● Records for this exercise
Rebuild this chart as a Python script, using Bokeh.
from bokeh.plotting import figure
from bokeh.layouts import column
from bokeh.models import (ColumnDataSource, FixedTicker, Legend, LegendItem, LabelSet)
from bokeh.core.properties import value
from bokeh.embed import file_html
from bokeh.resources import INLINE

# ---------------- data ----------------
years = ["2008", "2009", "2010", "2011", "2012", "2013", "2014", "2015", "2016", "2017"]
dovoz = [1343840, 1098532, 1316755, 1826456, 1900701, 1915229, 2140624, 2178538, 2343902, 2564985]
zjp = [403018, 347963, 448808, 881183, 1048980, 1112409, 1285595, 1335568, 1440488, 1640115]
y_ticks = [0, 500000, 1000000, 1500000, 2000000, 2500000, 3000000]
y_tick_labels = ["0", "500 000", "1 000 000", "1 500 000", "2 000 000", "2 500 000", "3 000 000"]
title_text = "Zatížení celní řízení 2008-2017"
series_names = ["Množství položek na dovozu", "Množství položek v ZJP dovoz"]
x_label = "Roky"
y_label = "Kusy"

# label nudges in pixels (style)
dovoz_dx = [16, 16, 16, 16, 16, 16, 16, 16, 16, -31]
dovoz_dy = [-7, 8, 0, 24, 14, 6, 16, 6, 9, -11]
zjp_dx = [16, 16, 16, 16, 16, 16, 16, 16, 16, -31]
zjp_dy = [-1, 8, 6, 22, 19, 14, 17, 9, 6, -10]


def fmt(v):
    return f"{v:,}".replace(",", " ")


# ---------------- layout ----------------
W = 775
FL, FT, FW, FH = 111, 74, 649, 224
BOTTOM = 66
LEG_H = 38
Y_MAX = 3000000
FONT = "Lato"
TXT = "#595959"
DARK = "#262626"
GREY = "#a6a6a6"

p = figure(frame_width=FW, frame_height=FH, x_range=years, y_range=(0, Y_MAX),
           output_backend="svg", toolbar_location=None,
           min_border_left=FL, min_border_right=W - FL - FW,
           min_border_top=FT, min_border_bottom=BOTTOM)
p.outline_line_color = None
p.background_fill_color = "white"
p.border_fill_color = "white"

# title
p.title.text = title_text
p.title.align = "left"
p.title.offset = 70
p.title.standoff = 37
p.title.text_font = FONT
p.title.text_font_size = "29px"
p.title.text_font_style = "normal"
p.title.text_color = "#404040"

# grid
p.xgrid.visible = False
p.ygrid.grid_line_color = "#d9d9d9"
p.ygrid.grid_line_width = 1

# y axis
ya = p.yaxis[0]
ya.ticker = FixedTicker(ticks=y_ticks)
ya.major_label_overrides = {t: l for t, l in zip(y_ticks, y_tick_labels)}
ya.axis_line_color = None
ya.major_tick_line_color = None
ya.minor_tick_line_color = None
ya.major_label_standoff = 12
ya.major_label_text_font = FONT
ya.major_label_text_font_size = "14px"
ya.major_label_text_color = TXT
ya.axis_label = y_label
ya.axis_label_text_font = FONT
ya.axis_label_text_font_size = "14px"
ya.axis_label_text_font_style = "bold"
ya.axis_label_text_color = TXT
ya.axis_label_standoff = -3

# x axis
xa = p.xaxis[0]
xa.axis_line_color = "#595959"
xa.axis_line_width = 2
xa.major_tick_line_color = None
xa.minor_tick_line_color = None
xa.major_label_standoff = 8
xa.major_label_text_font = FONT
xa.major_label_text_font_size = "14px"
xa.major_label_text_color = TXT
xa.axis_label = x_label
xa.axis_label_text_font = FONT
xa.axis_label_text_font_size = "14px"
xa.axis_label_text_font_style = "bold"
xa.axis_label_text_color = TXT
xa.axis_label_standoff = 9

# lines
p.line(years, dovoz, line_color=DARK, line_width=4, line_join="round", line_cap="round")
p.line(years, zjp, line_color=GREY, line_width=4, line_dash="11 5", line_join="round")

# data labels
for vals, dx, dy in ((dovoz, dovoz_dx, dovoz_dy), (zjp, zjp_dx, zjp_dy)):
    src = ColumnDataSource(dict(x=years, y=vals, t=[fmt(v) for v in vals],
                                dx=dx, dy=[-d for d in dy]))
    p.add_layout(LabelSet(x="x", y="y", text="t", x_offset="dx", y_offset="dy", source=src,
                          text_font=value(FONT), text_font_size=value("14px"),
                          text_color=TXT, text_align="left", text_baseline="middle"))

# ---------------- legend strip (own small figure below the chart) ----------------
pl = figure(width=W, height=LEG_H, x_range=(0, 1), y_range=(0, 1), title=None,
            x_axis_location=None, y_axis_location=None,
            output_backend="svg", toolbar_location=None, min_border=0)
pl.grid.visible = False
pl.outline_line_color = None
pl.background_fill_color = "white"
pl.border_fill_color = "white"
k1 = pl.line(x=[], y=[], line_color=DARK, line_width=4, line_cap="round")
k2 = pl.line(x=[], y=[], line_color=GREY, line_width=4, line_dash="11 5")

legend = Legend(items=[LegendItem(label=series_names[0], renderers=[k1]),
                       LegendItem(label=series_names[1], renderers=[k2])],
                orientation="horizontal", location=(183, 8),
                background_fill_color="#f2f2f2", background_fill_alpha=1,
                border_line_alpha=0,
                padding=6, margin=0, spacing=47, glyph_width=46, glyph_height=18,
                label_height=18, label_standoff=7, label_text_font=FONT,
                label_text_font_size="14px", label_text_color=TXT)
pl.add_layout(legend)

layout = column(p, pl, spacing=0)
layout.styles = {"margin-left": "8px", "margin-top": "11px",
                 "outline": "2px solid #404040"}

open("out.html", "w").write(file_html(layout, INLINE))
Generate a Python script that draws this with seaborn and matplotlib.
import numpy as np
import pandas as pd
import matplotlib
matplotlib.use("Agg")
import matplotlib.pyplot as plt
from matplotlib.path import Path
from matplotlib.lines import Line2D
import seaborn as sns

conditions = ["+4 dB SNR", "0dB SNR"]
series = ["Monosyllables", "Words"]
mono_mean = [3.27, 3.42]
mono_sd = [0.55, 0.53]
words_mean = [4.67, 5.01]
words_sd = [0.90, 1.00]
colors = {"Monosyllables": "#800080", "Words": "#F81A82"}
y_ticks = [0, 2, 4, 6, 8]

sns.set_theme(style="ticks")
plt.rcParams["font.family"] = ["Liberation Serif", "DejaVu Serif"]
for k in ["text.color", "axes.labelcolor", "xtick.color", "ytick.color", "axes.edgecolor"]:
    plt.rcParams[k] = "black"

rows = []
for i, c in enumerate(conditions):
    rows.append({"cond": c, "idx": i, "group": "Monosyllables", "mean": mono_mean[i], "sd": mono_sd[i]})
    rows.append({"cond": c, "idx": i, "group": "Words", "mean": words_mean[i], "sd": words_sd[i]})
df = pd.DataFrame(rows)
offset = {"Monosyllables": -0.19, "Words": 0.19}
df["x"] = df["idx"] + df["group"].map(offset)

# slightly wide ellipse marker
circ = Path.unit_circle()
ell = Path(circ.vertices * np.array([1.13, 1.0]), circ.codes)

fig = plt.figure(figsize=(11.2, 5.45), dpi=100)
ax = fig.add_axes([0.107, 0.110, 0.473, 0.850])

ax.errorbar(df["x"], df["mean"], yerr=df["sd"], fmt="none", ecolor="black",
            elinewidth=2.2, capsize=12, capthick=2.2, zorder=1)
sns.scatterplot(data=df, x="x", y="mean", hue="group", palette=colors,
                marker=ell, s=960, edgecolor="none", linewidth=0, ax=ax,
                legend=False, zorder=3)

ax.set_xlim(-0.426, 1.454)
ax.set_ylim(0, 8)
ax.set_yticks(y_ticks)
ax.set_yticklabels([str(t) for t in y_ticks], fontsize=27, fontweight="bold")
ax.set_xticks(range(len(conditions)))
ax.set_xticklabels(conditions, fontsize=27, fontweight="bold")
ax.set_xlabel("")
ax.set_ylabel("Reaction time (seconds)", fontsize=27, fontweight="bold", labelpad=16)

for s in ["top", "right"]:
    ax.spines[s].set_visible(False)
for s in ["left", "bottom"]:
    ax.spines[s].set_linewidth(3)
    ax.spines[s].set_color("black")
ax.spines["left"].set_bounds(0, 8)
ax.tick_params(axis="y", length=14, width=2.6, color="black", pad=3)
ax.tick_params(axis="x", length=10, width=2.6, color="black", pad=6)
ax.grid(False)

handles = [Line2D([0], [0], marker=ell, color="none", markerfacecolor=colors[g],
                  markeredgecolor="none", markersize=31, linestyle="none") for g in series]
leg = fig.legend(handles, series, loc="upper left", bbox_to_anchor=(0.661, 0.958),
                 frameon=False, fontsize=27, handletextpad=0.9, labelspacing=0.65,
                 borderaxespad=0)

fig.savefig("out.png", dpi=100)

● Directive
Starting at the line that contains "Generate a Python" and ending at the line that contains "ax = fig.add_axes([0.107, 0.110, 0.473, 0.850])", repeat each line exactly, both ends included, and nothing else.

● Written answer
Generate a Python script that draws this with seaborn and matplotlib.
import numpy as np
import pandas as pd
import matplotlib
matplotlib.use("Agg")
import matplotlib.pyplot as plt
from matplotlib.path import Path
from matplotlib.lines import Line2D
import seaborn as sns

conditions = ["+4 dB SNR", "0dB SNR"]
series = ["Monosyllables", "Words"]
mono_mean = [3.27, 3.42]
mono_sd = [0.55, 0.53]
words_mean = [4.67, 5.01]
words_sd = [0.90, 1.00]
colors = {"Monosyllables": "#800080", "Words": "#F81A82"}
y_ticks = [0, 2, 4, 6, 8]

sns.set_theme(style="ticks")
plt.rcParams["font.family"] = ["Liberation Serif", "DejaVu Serif"]
for k in ["text.color", "axes.labelcolor", "xtick.color", "ytick.color", "axes.edgecolor"]:
    plt.rcParams[k] = "black"

rows = []
for i, c in enumerate(conditions):
    rows.append({"cond": c, "idx": i, "group": "Monosyllables", "mean": mono_mean[i], "sd": mono_sd[i]})
    rows.append({"cond": c, "idx": i, "group": "Words", "mean": words_mean[i], "sd": words_sd[i]})
df = pd.DataFrame(rows)
offset = {"Monosyllables": -0.19, "Words": 0.19}
df["x"] = df["idx"] + df["group"].map(offset)

# slightly wide ellipse marker
circ = Path.unit_circle()
ell = Path(circ.vertices * np.array([1.13, 1.0]), circ.codes)

fig = plt.figure(figsize=(11.2, 5.45), dpi=100)
ax = fig.add_axes([0.107, 0.110, 0.473, 0.850])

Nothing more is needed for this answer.